CHARLESTON, W.Va. -- I'm not so old-fashioned after all. Recently I wrote about flowering quince -- one of my favorite shrubs. But many people think they are old-fashioned and aren't interested. A friend told me she likes the look but doesn't like the thorns.
Just last week Proven Winners plant growers announced that thornless, new-and-improved flowering quince bushes will be coming to a garden center near you!
These are just lovely plants. Also known as chaenomeles or Japanese quince, flowering quince is among the first shrubs to flower in early spring. It also flowers before it has leaves, creating an interesting contrast of colorful flowers on bare wood.
A breeding team at North Carolina State University has taken the thorns out of flowering quince. Called the Double Take Series, these new thornless varieties also offer doubled flowers in dramatic red, pink and orange hues.

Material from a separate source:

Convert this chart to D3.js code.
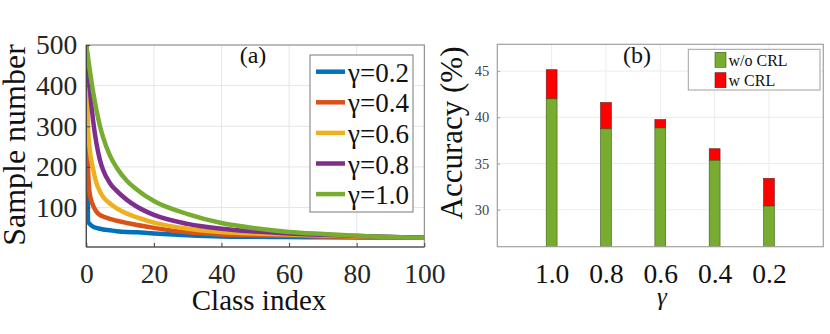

In addition, the flowers contain higher petal counts, and resemble Camellias more than traditional quince, creating a burst of color in your garden in stark contrast to anything else in the landscape.
They are hardy in zones 5 through 8, like sunny locations and are drought-tolerant when established. They are also fruitless and grow 3 to 4 feet tall.
It's that time of year -- the Perennial Plant Association has announced its 2011 Perennial Plant of the Year. Drum roll, please ...
The association has chosen Amsonia hubrichtii, more commonly known as Arkansas blue star or thread-leaf blue star. It's a plant that grows 36 inches tall and 36 inches wide in a mounded form. This hardy perennial grows in hardiness zones 4 through 9 and is a versatile North American native.